Astronomers have discovered a hidden cosmic signature that could reveal some of the universe's most elusive objects—tightly bound pairs of supermassive black holes locked in orbit around each other. Researchers from the University of Oxford and the Max Planck Institute for Gravitational Physics have outlined a strategy that could turn these invisible systems visible by watching for recurring stellar flashes created when the black holes bend and magnify starlight like a pair of cosmic lenses.
These supermassive black hole pairs form naturally when galaxies collide and merge, bringing their central black holes into gravitational orbit. Though astronomers have spotted some widely separated black hole pairs, finding those that orbit close together has remained frustratingly difficult—until now. The new research, published in Physical Review Letters, reveals that the intense gravitational fields of binary black holes create a distinctive and repeating signal that existing sky surveys could potentially detect.
Dr. Miguel Zumalacárregui from the Max Planck Institute explains the core mechanism: as the black holes orbit each other, their immense mass warps spacetime itself, bending passing light through a process called gravitational lensing. Unlike a single black hole, which can only dramatically magnify starlight during nearly perfect alignment, a binary system creates a much larger region of extreme magnification. The two black holes together form a diamond-shaped feature called a caustic curve, where background stars can be magnified far more often and far more brightly.

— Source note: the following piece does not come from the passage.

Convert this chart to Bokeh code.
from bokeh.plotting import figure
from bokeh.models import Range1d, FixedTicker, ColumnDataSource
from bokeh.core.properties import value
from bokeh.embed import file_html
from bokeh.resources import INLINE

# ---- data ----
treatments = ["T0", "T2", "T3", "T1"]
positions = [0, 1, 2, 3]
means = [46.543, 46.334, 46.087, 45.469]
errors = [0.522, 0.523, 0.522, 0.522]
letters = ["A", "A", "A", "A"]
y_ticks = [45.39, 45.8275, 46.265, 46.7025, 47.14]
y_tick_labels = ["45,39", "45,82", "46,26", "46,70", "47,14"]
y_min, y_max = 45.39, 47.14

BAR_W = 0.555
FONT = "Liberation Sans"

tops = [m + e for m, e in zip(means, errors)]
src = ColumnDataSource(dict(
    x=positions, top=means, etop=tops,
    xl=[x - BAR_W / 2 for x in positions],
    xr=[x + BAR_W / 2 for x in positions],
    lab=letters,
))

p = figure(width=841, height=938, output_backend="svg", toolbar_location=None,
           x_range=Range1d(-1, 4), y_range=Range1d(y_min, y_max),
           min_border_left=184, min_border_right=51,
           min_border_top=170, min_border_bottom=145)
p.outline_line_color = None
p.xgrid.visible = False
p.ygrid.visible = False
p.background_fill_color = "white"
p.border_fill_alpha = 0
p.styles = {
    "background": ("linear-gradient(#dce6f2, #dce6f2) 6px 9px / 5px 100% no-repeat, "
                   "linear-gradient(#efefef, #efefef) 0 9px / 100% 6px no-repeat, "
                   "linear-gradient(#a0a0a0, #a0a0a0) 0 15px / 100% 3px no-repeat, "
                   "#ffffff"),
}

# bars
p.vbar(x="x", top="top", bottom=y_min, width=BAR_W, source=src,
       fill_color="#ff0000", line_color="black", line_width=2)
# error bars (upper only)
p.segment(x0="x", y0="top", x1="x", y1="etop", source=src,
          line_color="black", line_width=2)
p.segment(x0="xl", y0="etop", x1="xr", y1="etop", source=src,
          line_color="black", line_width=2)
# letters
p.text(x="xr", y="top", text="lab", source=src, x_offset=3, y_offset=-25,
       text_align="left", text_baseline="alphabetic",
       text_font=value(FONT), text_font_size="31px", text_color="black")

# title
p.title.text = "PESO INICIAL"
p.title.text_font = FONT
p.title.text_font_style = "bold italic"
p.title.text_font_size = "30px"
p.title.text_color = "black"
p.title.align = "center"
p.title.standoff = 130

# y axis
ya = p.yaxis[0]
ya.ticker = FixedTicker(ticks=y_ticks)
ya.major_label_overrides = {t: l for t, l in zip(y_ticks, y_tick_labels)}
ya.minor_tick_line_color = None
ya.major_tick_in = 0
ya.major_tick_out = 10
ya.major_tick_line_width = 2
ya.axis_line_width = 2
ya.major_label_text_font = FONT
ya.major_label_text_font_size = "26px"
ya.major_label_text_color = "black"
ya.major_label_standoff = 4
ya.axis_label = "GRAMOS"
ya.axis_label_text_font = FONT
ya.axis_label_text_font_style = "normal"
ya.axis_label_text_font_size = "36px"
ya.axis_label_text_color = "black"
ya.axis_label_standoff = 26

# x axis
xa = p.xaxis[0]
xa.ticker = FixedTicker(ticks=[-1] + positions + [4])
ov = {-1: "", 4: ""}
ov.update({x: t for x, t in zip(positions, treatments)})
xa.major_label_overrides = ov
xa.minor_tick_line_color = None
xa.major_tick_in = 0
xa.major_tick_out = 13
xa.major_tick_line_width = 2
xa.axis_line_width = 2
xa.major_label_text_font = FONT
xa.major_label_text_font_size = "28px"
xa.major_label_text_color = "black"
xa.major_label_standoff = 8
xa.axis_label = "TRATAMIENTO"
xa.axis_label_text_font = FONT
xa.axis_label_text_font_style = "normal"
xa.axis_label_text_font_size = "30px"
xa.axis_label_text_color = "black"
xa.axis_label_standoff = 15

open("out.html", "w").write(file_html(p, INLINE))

Graduate student Hanxi Wang, who led the study under Professor Bence Kocsis at Oxford, discovered that this caustic curve constantly shifts as the two black holes orbit each other. As it sweeps across the space behind the binary, it creates a remarkable phenomenon: when a bright star falls within that region, it produces an extraordinarily bright flash each time the caustic passes over it. The result is a series of repeating bursts of starlight—a clear signature of a hidden black hole binary playing out again and again like clockwork.
The timing and intensity of these flashes follow predictable patterns rather than appearing randomly, which makes them detectable. As the black holes gradually lose energy through gravitational wave emission and inch closer together in an inexorable spiral, they subtly alter the shape and motion of the caustic curve. Those changes leave measurable signatures in both the brightness and frequency of the flashes, creating what amounts to a cosmic fingerprint that astronomers can analyze.
By studying these patterns, researchers can extract crucial information about the hidden binary systems—the masses of the black holes and details about how they're evolving. This is particularly exciting because it means astronomers may not have to wait for future space-based gravitational wave observatories to detect these systems. New observatories like the Vera C. Rubin Observatory and the Nancy Grace Roman Space Telescope, coming online in the coming years, could identify these repeating lensing events much sooner, potentially years before gravitational wave detectors can confirm them directly.
The discovery opens the door to what scientists call "multi-messenger" studies of black holes—using light, gravitational waves, and other signals together to test gravity itself and unlock the mysteries of how these cosmic giants shape galaxies over billions of years.